Speaking on the adjournment I believe it is possible, Mr. Speaker, to call your attention to almost any important subject which comes under the cognisance of the House, and I have a grievance which will not take more than three minutes to explain. It is this. We are frequently troubled by the pestilent behaviour—if that is unparliamentary I will say tiresome behaviour—of hon. Members of this House who, having called for a Division, do not then nominate Tellers. Having called hon. Members who are better employed in Committee, or perhaps at dinner, at any rate from distant parts of the House, into the Chamber at considerable trouble to themselves, they then refuse to go to a Division by not nominating Tellers. Can you, Mr. Speaker, in the exercise of your supreme authority, discourage this tiresome practice? Three times to-day—and I am not sure that there was not a fourth occasion—we have been called into the House, only to find that the Division for which we were summoned was "off." This clearly wastes the time of the House as a whole and of the individual Members, and I would appeal to you, Mr. Speaker, to say something or, if it is in your power, do something to deprecate this very tiresome practice.

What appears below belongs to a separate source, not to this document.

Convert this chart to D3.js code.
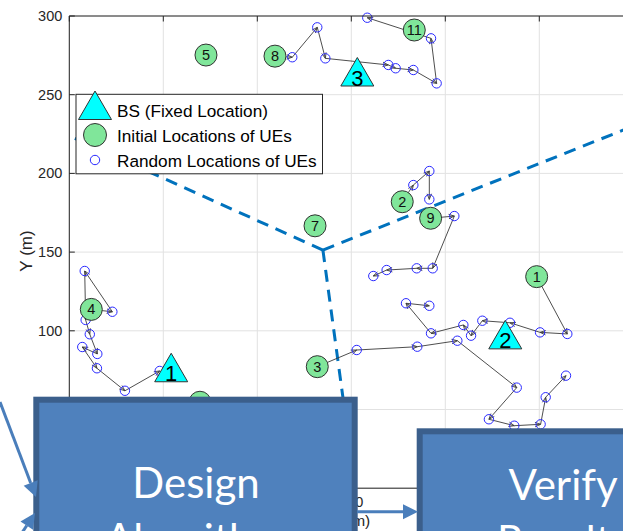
<!DOCTYPE html>
<html>
<head>
<meta charset="utf-8">
<script src="https://cdn.jsdelivr.net/npm/d3@7"></script>
<style>
  body { margin: 0; background: #fff; }
  svg { display: block; }
</style>
</head>
<body>
<svg id="chart" width="623" height="531"></svg>
<script>
// ---- data ----
const xTicks = [0, 50, 100, 150, 200, 250, 300];
const yTicks = [0, 50, 100, 150, 200, 250, 300];

// base stations (fixed)
const bsLabels = ["1", "2", "3"];
const bsX = [54.2, 231.9, 153.2];
const bsY = [76.2, 97.1, 264.1];

// initial UE locations
const ueLabels = ["1", "2", "3", "4", "5", "6", "7", "8", "9", "11"];
const ueX = [248.6, 177.1, 131.9, 11.7, 72.7, 69.5, 130.7, 109.4, 192.2, 183.5];
const ueY = [134.4, 182.0, 77.2, 113.6, 275.2, 54.6, 166.7, 274.5, 171.5, 291.1];

// random walks, each starting at a UE's initial location
const walkUE1 = [[248.6,134.4],[264.9,98.0],[250.4,99.0],[234.4,105.1],[219.7,106.4],[213.7,96.9],[209.6,103.7],[192.4,98.4],[179.1,117.5],[191.5,115.9]];
const walkUE2 = [[177.1,182.0],[183.0,192.6],[191.5,201.5],[191.5,183.5]];
const walkUE3 = [[131.9,77.2],[152.9,87.8],[185.1,89.9],[206.4,93.7],[238.0,63.9],[223.2,43.8],[236.7,39.7],[250.7,40.6],[253.4,57.8],[264.2,71.5]];
const walkUE4 = [[11.7,113.6],[22.9,112.1],[8.2,138.0],[8.7,106.9],[10.9,97.8],[14.9,85.3],[6.9,89.7],[14.7,76.2],[29.6,61.9],[48.1,74.5]];
const walkUE8 = [[109.4,274.5],[118.6,273.8],[131.9,292.8],[136.2,273.1],[169.7,268.9],[173.6,266.8],[183.0,265.7],[195.4,257.2],[192.4,285.8],[158.5,298.9]];
const walkUE9 = [[192.2,171.5],[204.8,172.9],[193.3,139.7],[184.8,139.7],[168.8,138.6],[161.7,134.8]];
const walks = [walkUE1, walkUE2, walkUE3, walkUE4, walkUE8, walkUE9];

// cell boundaries between the three base stations
const cellJunction = [134.9, 151.3];
const cellEnds = [[0, 223.8], [300, 230.1], [152.1, 0]];

const legendLabels = ["BS (Fixed Location)", "Initial Locations of UEs", "Random Locations of UEs"];

// ---- drawing ----
const svg = d3.select("#chart");
const x = d3.scaleLinear().domain([0, 300]).range([69.3, 633.3]);
const y = d3.scaleLinear().domain([0, 300]).range([488.2, 16]);
const axisColor = "#262626";
const font = "'Liberation Sans', Arial, Helvetica, sans-serif";

// grid
const grid = svg.append("g");
grid.selectAll(".gx").data(xTicks).join("line")
  .attr("x1", d => x(d)).attr("x2", d => x(d))
  .attr("y1", y(0)).attr("y2", y(300))
  .attr("stroke", "#e2e2e2").attr("stroke-width", 1);
grid.selectAll(".gy").data(yTicks).join("line")
  .attr("x1", x(0)).attr("x2", x(300))
  .attr("y1", d => y(d)).attr("y2", d => y(d))
  .attr("stroke", "#e2e2e2").attr("stroke-width", 1);

// dashed cell boundaries
svg.append("g").selectAll("line").data(cellEnds).join("line")
  .attr("x1", x(cellJunction[0])).attr("y1", y(cellJunction[1]))
  .attr("x2", d => x(d[0])).attr("y2", d => y(d[1]))
  .attr("stroke", "#0072BD").attr("stroke-width", 3)
  .attr("stroke-dasharray", "12,8");

// walk segments with arrowheads
function headPath(x1, y1, x2, y2, len, spread) {
  const a = Math.atan2(y2 - y1, x2 - x1);
  const p1 = [x2 - len * Math.cos(a - spread), y2 - len * Math.sin(a - spread)];
  const p2 = [x2 - len * Math.cos(a + spread), y2 - len * Math.sin(a + spread)];
  return `M${p1[0]},${p1[1]}L${x2},${y2}L${p2[0]},${p2[1]}`;
}
const segs = [];
walks.forEach(w => {
  for (let i = 1; i < w.length; i++) segs.push([w[i - 1], w[i]]);
});
const segG = svg.append("g");
segG.selectAll("line").data(segs).join("line")
  .attr("x1", d => x(d[0][0])).attr("y1", d => y(d[0][1]))
  .attr("x2", d => x(d[1][0])).attr("y2", d => y(d[1][1]))
  .attr("stroke", "#3a3a3a").attr("stroke-width", 0.9);
segG.selectAll("path").data(segs).join("path")
  .attr("d", d => headPath(x(d[0][0]), y(d[0][1]), x(d[1][0]), y(d[1][1]), 6, 0.38))
  .attr("fill", "none").attr("stroke", "#3a3a3a").attr("stroke-width", 0.9);

// random locations
const randPts = [];
walks.forEach(w => w.slice(1).forEach(p => randPts.push(p)));
svg.append("g").selectAll("circle").data(randPts).join("circle")
  .attr("cx", d => x(d[0])).attr("cy", d => y(d[1])).attr("r", 4.7)
  .attr("fill", "none").attr("stroke", "#2a2aff").attr("stroke-width", 1);

// base stations
function triPath(cx, cy) {
  return `M${cx},${cy - 15}L${cx + 16.5},${cy + 13.5}L${cx - 16.5},${cy + 13.5}Z`;
}
const bsG = svg.append("g");
bsLabels.forEach((lab, i) => {
  const cx = x(bsX[i]), cy = y(bsY[i]);
  bsG.append("path").attr("d", triPath(cx, cy))
    .attr("fill", "#00FFFF").attr("stroke", "#333").attr("stroke-width", 1);
  bsG.append("text").attr("x", cx).attr("y", cy + 13)
    .attr("text-anchor", "middle").attr("font-family", font)
    .attr("font-size", 22).attr("fill", "#000").text(lab);
});

// UE initial locations
const ueG = svg.append("g");
ueLabels.forEach((lab, i) => {
  const cx = x(ueX[i]), cy = y(ueY[i]);
  ueG.append("circle").attr("cx", cx).attr("cy", cy).attr("r", 11)
    .attr("fill", "#80E69A").attr("stroke", "#333").attr("stroke-width", 1);
  ueG.append("text").attr("x", cx).attr("y", cy + 5)
    .attr("text-anchor", "middle").attr("font-family", font)
    .attr("font-size", 14.5).attr("fill", "#111").text(lab);
});

// axes frame and ticks
const ax = svg.append("g");
ax.append("line").attr("x1", x(0)).attr("x2", x(0)).attr("y1", y(0)).attr("y2", y(300))
  .attr("stroke", axisColor).attr("stroke-width", 1);
ax.append("line").attr("x1", x(0)).attr("x2", x(300)).attr("y1", y(300)).attr("y2", y(300))
  .attr("stroke", axisColor).attr("stroke-width", 1);
ax.append("line").attr("x1", x(0)).attr("x2", x(300)).attr("y1", y(0)).attr("y2", y(0))
  .attr("stroke", axisColor).attr("stroke-width", 1);
ax.selectAll(".ty").data(yTicks).join("line")
  .attr("x1", x(0)).attr("x2", x(0) + 5.5).attr("y1", d => y(d)).attr("y2", d => y(d))
  .attr("stroke", axisColor);
ax.selectAll(".tt").data(xTicks).join("line")
  .attr("x1", d => x(d)).attr("x2", d => x(d)).attr("y1", y(300)).attr("y2", y(300) + 5.5)
  .attr("stroke", axisColor);
ax.selectAll(".tb").data(xTicks).join("line")
  .attr("x1", d => x(d)).attr("x2", d => x(d)).attr("y1", y(0)).attr("y2", y(0) - 5.5)
  .attr("stroke", axisColor);
ax.selectAll(".ly").data(yTicks).join("text")
  .attr("x", x(0) - 7).attr("y", d => y(d) + 5)
  .attr("text-anchor", "end").attr("font-family", font).attr("font-size", 14.5)
  .attr("fill", axisColor).text(d => d);
ax.selectAll(".lx").data(xTicks).join("text")
  .attr("x", d => x(d)).attr("y", y(0) + 19)
  .attr("text-anchor", "middle").attr("font-family", font).attr("font-size", 14.5)
  .attr("fill", axisColor).text(d => d);
ax.append("text").attr("transform", `translate(32,251) rotate(-90)`)
  .attr("text-anchor", "middle").attr("font-family", font).attr("font-size", 17)
  .attr("fill", axisColor).text("Y (m)");
ax.append("text").attr("x", x(150)).attr("y", y(0) + 38)
  .attr("text-anchor", "middle").attr("font-family", font).attr("font-size", 15.5)
  .attr("fill", axisColor).text("X (m)");

// legend
const lg = svg.append("g");
lg.append("rect").attr("x", 76).attr("y", 94.3).attr("width", 246.5).attr("height", 79.5)
  .attr("fill", "#fff").attr("stroke", axisColor).attr("stroke-width", 1);
lg.append("path").attr("d", triPath(95, 106)).attr("fill", "#00FFFF").attr("stroke", "#333");
lg.append("circle").attr("cx", 95).attr("cy", 135).attr("r", 11.5)
  .attr("fill", "#80E69A").attr("stroke", "#333");
lg.append("circle").attr("cx", 95).attr("cy", 160).attr("r", 4.7)
  .attr("fill", "none").attr("stroke", "#2a2aff");
lg.selectAll("text").data(legendLabels).join("text")
  .attr("x", 117).attr("y", (d, i) => 116.5 + i * 25)
  .attr("font-family", font).attr("font-size", 17.2).attr("fill", "#000").text(d => d);

// process-flow overlay
const flow = svg.append("g");
const boxFill = "#4F81BD", boxEdge = "#3B5F8C", arrowBlue = "#4A7EBB";
flow.append("rect").attr("x", 36.3).attr("y", 399.7).attr("width", 318.4).attr("height", 200)
  .attr("fill", boxFill).attr("stroke", boxEdge).attr("stroke-width", 6);
flow.append("rect").attr("x", 419.7).attr("y", 431.3).attr("width", 300).attr("height", 200)
  .attr("fill", boxFill).attr("stroke", boxEdge).attr("stroke-width", 6);
const boxFont = "Lato, 'Open Sans', sans-serif";
[["Design", 196, 498], ["Algorithm", 196, 554], ["Verify", 563, 500], ["Results", 563, 556]]
  .forEach(([t, tx, ty]) => {
    flow.append("text").attr("x", tx).attr("y", ty).attr("text-anchor", "middle")
      .attr("font-family", boxFont).attr("font-size", 42).attr("fill", "#fff").text(t);
  });

function blockArrow(x1, y1, x2, y2) {
  const a = Math.atan2(y2 - y1, x2 - x1), L = 15, W = 7.5;
  const bx = x2 - L * Math.cos(a), by = y2 - L * Math.sin(a);
  flow.append("line").attr("x1", x1).attr("y1", y1).attr("x2", bx).attr("y2", by)
    .attr("stroke", arrowBlue).attr("stroke-width", 3);
  const nx = -Math.sin(a) * W, ny = Math.cos(a) * W;
  flow.append("path")
    .attr("d", `M${x2},${y2}L${bx + nx},${by + ny}L${bx - nx},${by - ny}Z`)
    .attr("fill", arrowBlue);
}
blockArrow(357, 511.7, 418, 511.7);
blockArrow(0, 402, 36, 497);
blockArrow(12, 548, 35, 513);
</script>
</body>
</html>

On that point of Order, Sir. I hope you will make it clear to the House that everything which has been done here to-day along those lines has been strictly in accord with Parliamentary procedure.

I do not think I can do anything to prevent hon. Members changing their minds between the first call of the bells and the second call of the bells, but I understand that perambulation is good for the digestion.

Question put, and agreed to.

Adjourned accordingly at Fourteen minutes before Eleven o'Clock.